Back in the day – we’re talking mid-1800s – street lamps in Cincinnati were lit with natural gas, and residents began to use natural gas to heat their homes and cook meals.
To keep track of how much natural gas people were using, Cincinnati Gas Light & Coke used “wet meters.” The bottom of the meter contained liquid – usually water – to provide accurate measurements used to bill customers for their natural gas use.
But in cold weather, the water would freeze and the meters wouldn’t work. That meant no natural gas for heat or light.
So ingenious Gas Light & Coke workers experimented with antifreezes and eventually came up with a plan. They replaced the water in each wet meter with whiskey, which has a much lower freezing point than water. The book “History of the Cincinnati Gas & Electric Company – 1837-1956” notes that none of the “various antifreezes for wet meters had proved as cheap and satisfactory as the ‘high-proof whiskey’ of the region.”
Leading up to the winter of 1848-49, the company purchased 29 barrels – about 920 gallons – of whiskey for this purpose. The following year, the company bought 1,596 gallons of whiskey. The cost? Just over 16 cents per gallon. To put that in perspective, milk cost about 20 cents per gallon in the late 1840s.

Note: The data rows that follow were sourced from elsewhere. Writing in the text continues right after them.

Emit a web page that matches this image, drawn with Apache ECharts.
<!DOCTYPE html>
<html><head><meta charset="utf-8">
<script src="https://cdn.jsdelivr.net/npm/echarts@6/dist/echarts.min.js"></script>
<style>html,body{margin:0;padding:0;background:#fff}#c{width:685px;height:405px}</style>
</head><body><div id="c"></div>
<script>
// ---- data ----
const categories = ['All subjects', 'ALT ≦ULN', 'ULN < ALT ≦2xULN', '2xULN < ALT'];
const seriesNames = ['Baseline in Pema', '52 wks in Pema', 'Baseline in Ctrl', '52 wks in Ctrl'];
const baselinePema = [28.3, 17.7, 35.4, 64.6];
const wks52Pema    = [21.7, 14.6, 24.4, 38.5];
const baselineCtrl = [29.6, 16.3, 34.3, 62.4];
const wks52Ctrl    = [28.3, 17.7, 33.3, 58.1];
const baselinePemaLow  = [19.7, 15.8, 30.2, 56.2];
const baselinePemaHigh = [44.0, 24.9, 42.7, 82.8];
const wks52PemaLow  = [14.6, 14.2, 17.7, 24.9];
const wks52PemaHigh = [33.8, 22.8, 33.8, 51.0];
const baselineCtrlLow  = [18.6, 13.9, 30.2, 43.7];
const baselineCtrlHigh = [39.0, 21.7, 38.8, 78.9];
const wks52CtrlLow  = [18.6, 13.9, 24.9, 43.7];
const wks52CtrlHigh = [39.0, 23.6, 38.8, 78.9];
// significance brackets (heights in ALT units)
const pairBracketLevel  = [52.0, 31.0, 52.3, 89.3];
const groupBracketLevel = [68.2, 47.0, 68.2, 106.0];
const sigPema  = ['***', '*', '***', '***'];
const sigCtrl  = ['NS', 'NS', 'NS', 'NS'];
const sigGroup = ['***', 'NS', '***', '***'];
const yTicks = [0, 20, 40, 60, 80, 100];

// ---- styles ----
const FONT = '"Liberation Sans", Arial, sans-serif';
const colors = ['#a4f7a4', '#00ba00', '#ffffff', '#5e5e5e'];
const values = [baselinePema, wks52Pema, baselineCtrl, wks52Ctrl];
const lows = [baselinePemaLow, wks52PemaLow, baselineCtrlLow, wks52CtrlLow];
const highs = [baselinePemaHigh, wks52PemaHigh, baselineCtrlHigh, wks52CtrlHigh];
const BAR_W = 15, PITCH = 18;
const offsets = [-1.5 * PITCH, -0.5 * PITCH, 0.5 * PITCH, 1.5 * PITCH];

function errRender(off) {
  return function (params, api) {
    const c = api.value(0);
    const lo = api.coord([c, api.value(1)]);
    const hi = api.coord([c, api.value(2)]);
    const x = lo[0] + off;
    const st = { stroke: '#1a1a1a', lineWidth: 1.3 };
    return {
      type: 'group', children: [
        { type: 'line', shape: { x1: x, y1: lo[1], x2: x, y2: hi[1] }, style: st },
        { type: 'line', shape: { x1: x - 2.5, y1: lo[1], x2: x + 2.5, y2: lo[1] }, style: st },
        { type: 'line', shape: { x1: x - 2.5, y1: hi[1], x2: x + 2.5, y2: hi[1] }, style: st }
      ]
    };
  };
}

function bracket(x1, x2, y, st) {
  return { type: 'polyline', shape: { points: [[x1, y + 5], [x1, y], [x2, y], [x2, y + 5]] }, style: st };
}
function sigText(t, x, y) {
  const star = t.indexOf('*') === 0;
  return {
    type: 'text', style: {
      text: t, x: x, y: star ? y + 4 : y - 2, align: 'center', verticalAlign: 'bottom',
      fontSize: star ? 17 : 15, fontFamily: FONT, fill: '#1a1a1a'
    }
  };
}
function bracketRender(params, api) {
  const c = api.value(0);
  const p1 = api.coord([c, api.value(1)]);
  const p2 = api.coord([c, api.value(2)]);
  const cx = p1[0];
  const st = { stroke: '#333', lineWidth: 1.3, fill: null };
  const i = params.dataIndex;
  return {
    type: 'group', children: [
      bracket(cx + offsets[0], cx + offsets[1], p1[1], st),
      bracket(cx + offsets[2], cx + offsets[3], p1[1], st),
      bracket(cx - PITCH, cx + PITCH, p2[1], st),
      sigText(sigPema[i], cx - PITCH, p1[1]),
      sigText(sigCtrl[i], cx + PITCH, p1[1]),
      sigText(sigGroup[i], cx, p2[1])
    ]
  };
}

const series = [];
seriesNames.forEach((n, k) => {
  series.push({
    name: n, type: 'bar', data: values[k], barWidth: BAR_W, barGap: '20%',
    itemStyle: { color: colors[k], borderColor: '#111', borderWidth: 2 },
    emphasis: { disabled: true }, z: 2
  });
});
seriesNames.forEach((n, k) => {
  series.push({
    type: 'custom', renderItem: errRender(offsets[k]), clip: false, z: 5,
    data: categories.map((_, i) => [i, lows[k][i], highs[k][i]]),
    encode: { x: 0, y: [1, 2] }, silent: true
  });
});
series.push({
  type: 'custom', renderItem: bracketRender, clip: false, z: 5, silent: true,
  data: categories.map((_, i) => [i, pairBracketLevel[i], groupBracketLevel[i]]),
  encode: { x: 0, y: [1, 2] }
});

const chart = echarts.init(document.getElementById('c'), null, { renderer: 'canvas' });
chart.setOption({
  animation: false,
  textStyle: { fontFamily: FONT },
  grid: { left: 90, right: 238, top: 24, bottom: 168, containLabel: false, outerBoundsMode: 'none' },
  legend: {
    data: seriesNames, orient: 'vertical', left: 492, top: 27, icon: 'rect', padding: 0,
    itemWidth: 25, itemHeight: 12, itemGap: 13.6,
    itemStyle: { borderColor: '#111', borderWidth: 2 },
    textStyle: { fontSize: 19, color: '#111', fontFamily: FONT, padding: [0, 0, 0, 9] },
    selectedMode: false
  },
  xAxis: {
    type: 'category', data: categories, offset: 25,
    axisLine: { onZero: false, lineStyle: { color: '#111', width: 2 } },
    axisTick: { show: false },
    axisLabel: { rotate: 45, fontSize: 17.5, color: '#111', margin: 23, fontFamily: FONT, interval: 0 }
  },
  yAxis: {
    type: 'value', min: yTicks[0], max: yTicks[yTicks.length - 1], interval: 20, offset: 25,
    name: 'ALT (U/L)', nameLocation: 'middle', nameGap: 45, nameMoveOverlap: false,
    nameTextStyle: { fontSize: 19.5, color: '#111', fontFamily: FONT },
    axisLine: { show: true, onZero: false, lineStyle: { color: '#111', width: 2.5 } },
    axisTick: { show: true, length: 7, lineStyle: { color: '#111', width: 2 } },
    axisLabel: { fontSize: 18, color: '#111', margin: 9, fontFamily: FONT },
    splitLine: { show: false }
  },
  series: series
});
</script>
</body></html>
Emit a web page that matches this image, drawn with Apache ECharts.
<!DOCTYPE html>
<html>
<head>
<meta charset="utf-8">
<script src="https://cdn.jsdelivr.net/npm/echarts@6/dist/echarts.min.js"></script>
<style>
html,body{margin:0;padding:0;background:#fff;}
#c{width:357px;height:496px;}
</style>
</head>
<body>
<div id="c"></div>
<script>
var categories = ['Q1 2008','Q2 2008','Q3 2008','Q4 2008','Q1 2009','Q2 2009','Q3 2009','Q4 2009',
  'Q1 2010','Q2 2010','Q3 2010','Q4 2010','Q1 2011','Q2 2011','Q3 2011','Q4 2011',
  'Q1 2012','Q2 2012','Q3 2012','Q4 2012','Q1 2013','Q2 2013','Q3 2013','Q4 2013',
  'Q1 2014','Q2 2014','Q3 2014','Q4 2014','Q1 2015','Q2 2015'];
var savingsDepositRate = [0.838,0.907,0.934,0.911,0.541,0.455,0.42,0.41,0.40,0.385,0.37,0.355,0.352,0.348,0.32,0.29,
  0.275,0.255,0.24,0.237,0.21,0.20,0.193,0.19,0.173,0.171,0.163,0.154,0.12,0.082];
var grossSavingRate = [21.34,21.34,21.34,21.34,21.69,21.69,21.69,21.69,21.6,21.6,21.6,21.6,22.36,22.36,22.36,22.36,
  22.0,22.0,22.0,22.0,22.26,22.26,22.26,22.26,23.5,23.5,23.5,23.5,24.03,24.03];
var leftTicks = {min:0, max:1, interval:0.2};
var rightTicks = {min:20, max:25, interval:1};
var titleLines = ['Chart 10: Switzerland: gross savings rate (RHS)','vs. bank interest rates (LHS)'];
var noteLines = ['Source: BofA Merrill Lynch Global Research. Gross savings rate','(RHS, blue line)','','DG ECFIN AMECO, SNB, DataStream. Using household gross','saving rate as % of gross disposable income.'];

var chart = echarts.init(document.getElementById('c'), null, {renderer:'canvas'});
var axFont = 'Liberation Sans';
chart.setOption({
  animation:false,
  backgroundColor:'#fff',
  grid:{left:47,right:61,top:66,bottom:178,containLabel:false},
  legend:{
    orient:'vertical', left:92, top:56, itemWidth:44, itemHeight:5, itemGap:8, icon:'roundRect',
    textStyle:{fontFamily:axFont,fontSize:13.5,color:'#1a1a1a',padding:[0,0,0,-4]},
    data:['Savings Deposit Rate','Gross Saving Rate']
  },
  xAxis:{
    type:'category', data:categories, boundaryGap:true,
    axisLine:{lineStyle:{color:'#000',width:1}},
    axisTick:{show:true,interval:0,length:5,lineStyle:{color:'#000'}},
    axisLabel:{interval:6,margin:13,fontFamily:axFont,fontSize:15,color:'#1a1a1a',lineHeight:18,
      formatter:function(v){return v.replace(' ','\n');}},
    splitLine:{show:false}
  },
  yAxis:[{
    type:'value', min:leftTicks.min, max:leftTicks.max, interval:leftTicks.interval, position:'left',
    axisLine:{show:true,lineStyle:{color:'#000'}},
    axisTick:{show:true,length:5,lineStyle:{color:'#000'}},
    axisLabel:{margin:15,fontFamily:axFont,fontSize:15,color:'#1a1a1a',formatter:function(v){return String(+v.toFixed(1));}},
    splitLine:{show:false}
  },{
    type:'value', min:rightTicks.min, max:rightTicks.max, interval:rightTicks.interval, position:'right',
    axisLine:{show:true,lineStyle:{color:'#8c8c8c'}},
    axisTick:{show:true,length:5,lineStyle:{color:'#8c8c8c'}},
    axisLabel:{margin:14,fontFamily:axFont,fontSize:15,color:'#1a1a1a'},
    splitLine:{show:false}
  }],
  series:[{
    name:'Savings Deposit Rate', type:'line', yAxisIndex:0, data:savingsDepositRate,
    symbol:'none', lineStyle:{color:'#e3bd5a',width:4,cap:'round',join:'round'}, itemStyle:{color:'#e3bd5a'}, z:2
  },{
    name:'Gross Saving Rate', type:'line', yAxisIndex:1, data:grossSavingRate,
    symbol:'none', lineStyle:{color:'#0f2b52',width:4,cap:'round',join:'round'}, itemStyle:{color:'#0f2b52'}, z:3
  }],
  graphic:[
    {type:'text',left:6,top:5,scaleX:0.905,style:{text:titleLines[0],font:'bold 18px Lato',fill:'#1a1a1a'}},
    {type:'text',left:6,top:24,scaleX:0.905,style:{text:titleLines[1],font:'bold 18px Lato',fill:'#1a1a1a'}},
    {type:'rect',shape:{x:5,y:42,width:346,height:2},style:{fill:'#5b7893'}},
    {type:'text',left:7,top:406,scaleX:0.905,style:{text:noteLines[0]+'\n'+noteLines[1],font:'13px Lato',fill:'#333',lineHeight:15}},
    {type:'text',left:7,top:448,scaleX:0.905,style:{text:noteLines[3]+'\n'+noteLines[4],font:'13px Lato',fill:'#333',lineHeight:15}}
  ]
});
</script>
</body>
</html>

Natural gas gained popularity starting in 1837 when a group of Cincinnati visionaries created the Cincinnati Gas Light & Coke Co., a predecessor to Duke Energy, to provide stable light sources to streets and buildings. The company replaced the need for expensive, dim and unreliable oil lamps and candles. At the time, this town of 35,000 was one of the fastest-growing cities in the U.S.

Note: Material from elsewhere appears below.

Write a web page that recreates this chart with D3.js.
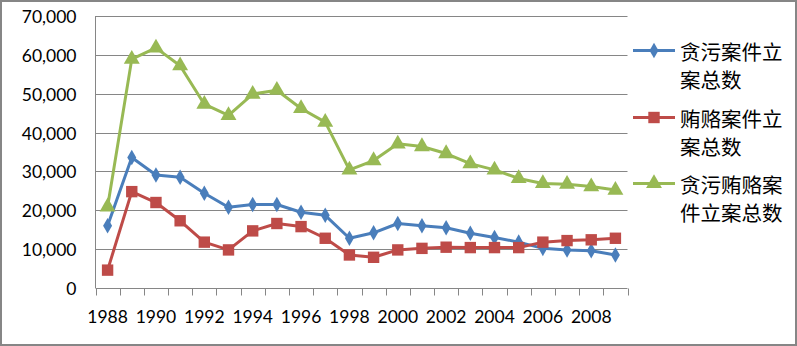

The first natural gas light was lit less than six years later at the W.H. Harrison Drug Store at the southwest corner of Fourth and Main streets in Cincinnati. (The company’s Ohio and Kentucky Regional Headquarters stands on the site today.)
Over time, the company built an expansive underground network of pipes and factories to manufacture natural gas from the distillation of coal. In addition, Cincinnatians began to use natural gas to heat their homes and cook meals.
Cincinnati Gas Light & Coke began experimenting with “dry” meters as early as 1847. At the end of 1849, 66 of the company’s 1,141 meters were of the dry type, but by 1863, dry meters were in the majority.
The city’s “Gaslight Era” lasted until 1882 when electric lighting was introduced. Natural gas gradually was relegated to producing heat, a transition sparked by the completion of a natural gas pipeline from West Virginia to Cincinnati in 1909.
Today, most of Greater Cincinnati’s streetlights are powered by electricity though a few neighborhoods, including the Clifton Gaslight District, still rely on the beautiful glow of natural gas street lamps.